Pero más increíble, patético y ridículo aún es el hecho de que la mayoría de nuestros políticos compren la versión de los hechos del gobierno Netanyahu y repiquen ahora con declaraciones estúpidas que versarán sobre «la firme apuesta por la paz en Oriente Medio» o la necesidad de convertirse en interlocutores válidos de la ventana que se abre para la paz».

Ayer Netanyahu podría haber hablado flanqueado por todos nuestros Ministros de Asuntos Exteriores. Incluso por los diputados españoles que trabajan para garantizar la impunidad de los militares israelíes en sus acciones contra la población palestina. Es importante que cada vez que escuchemos una vez más la estúpida y falsa «letanía del diálogo y la paz» comencemos a comprender e interiorizar, para actuar en consecuencia, que todo esto es producto y consecuencia directa de los cordiales abrazos con los que nuestros líderes les reciben.

Modificación de las leyes españolas que persiguen crímenes israelíes, mejora de las relaciones entra la Unión Europea e Israel mueran todos los palestinos que mueran, hermanamientos entre sus ciudades y nuestras ciudades, intercambios culturales, subvenciones públicas a entidades de lobby pro-israelí como la Casa Sefarad, censura en los medios, ataques a los periodistas que se atreven a criticar el comportamiento israelí y así un sin fin de ejemplos.

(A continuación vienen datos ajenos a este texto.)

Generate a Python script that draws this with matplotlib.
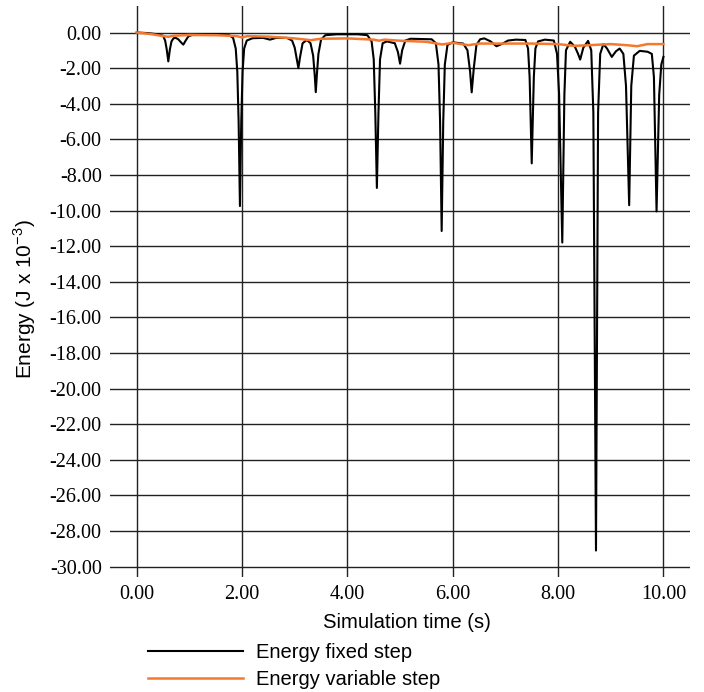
import matplotlib
matplotlib.use("Agg")
import matplotlib.pyplot as plt

# energy error of the two integrators over the run (J x 10^-3)
t_fixed = [0.00, 0.20, 0.40, 0.50, 0.54, 0.57, 0.60, 0.63, 0.66, 0.70,
           0.74, 0.79, 0.84, 0.885, 0.93, 0.98, 1.05, 1.30, 1.60, 1.75,
           1.83, 1.88, 1.91, 1.935, 1.96, 1.985, 2.01, 2.04, 2.09, 2.20,
           2.40, 2.53, 2.65, 2.85, 2.95, 3.00, 3.04, 3.07, 3.10, 3.15,
           3.23, 3.30, 3.35, 3.38, 3.40, 3.42, 3.45, 3.50, 3.58, 3.80,
           4.20, 4.38, 4.46, 4.50, 4.53, 4.56, 4.59, 4.62, 4.67, 4.75,
           4.90, 4.96, 5.00, 5.04, 5.10, 5.20, 5.60, 5.68, 5.73, 5.76,
           5.79, 5.82, 5.85, 5.90, 6.00, 6.20, 6.28, 6.33, 6.36, 6.40,
           6.45, 6.52, 6.60, 6.72, 6.83, 6.95, 7.05, 7.20, 7.38, 7.43,
           7.46, 7.50, 7.54, 7.57, 7.62, 7.75, 7.92, 7.98, 8.02, 8.08,
           8.12, 8.15, 8.23, 8.32, 8.38, 8.42, 8.48, 8.57, 8.63, 8.67,
           8.72, 8.76, 8.80, 8.86, 8.93, 9.02, 9.10, 9.17, 9.24, 9.29,
           9.35, 9.39, 9.44, 9.55, 9.70, 9.78, 9.82, 9.87, 9.92, 9.96,
           10.00]
e_fixed = [0.00, -0.03, -0.10, -0.18, -0.45, -0.95, -1.62, -0.95, -0.50, -0.32,
           -0.30, -0.38, -0.55, -0.68, -0.45, -0.22, -0.14, -0.10, -0.10, -0.14,
           -0.30, -0.90, -2.20, -5.00, -9.75, -5.00, -2.20, -0.90, -0.45, -0.32,
           -0.30, -0.40, -0.30, -0.30, -0.45, -0.85, -1.50, -2.00, -1.40, -0.60,
           -0.42, -0.60, -1.30, -2.40, -3.35, -2.40, -1.20, -0.40, -0.15, -0.10,
           -0.10, -0.15, -0.50, -1.50, -4.50, -8.73, -4.50, -1.50, -0.60, -0.50,
           -0.60, -1.10, -1.75, -1.00, -0.45, -0.35, -0.38, -0.60, -1.80, -5.00,
           -11.15, -5.00, -1.80, -0.70, -0.55, -0.62, -1.00, -2.20, -3.36, -2.00,
           -0.70, -0.38, -0.33, -0.50, -0.77, -0.62, -0.45, -0.40, -0.42, -0.90,
           -2.50, -7.35, -2.50, -0.90, -0.50, -0.40, -0.45, -1.20, -3.50, -11.80,
           -3.50, -1.00, -0.52, -0.80, -1.20, -1.52, -0.85, -0.47, -1.00, -4.50,
           -29.10, -4.50, -1.20, -0.65, -0.90, -1.37, -1.05, -0.90, -1.20, -3.00,
           -9.70, -3.00, -1.30, -1.03, -1.08, -1.20, -2.50, -10.05, -3.50, -1.80,
           -1.37]

t_var = [0.0, 0.3, 0.5, 0.6, 0.7, 1.0, 1.5, 1.9, 2.0, 2.1, 2.5, 3.0, 3.3, 3.5,
         4.0, 4.5, 4.6, 4.7, 5.0, 5.5, 5.8, 6.0, 6.3, 6.5, 7.0, 7.5, 8.0, 8.3,
         8.6, 9.0, 9.3, 9.5, 9.7, 10.0]
e_var = [0.00, -0.10, -0.20, -0.24, -0.18, -0.14, -0.15, -0.20, -0.28, -0.20,
         -0.23, -0.33, -0.43, -0.35, -0.33, -0.40, -0.46, -0.40, -0.46, -0.52,
         -0.67, -0.58, -0.71, -0.62, -0.62, -0.62, -0.65, -0.75, -0.71, -0.65,
         -0.71, -0.77, -0.65, -0.65]

x_ticks = [0, 2, 4, 6, 8, 10]
y_ticks = list(range(0, -31, -2))

W, H = 704, 692
fig = plt.figure(figsize=(W / 100, H / 100), dpi=100)
ax = fig.add_axes([110 / W, 1 - 576.7 / H, 580 / W, 570.7 / H])

ax.plot(t_fixed, e_fixed, color="black", lw=1.5, label="Energy fixed step")
ax.plot(t_var, e_var, color="#f4782e", lw=1.8, label="Energy variable step")

ax.set_xlim(-0.507, 10.505)
ax.set_ylim(-30.57, 1.49)
ax.set_xticks(x_ticks)
ax.set_yticks(y_ticks)
ax.set_xticklabels([f"{v:.2f}" for v in x_ticks], family="Liberation Serif", fontsize=14.5)
ax.set_yticklabels([f"{v:.2f}" for v in y_ticks], family="Liberation Serif", fontsize=14.5)
ax.tick_params(length=0, pad=6)
ax.grid(True, color="#222222", lw=1.0)
ax.set_axisbelow(True)
for s in ax.spines.values():
    s.set_visible(False)

fig.text(406.7 / W, 1 - 623 / H, "Simulation time (s)", family="Liberation Sans",
         fontsize=14.6, ha="center", va="center")
fig.text(25 / W, 1 - 299.5 / H, r"Energy (J x 10$^{\mathregular{-3}}$)", family="Liberation Sans",
         fontsize=15, ha="center", va="center", rotation=90)

fig.legend(loc="upper left", bbox_to_anchor=(144 / W, 1 - 639 / H), frameon=False,
           prop={"family": "Liberation Sans", "size": 14.5}, handlelength=4.7,
           handletextpad=0.65, labelspacing=0.38, borderaxespad=0, borderpad=0.2)

fig.savefig("out.png", dpi=100)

Hace tiempo que el problema ya no está en Israel. El problema está en casa. En el Palacio de Santa Cruz, en el Congreso de los Diputados o en el Ayuntamiento de Barcelona que tan cómodo se siente, hermanado con Tel Aviv. En definitiva, en cada una de nuestras instituciones que legitima al Estado de Israel y sus políticas de exclusión. Lo que dijese ayer Netanyahu es irrelevante. La actitud de nuestro gobierno no lo es. Se trata de un colaboracionismo cada vez menos indisimulado con un proceso de limpieza étnica y es hora de actuar en consecuencia.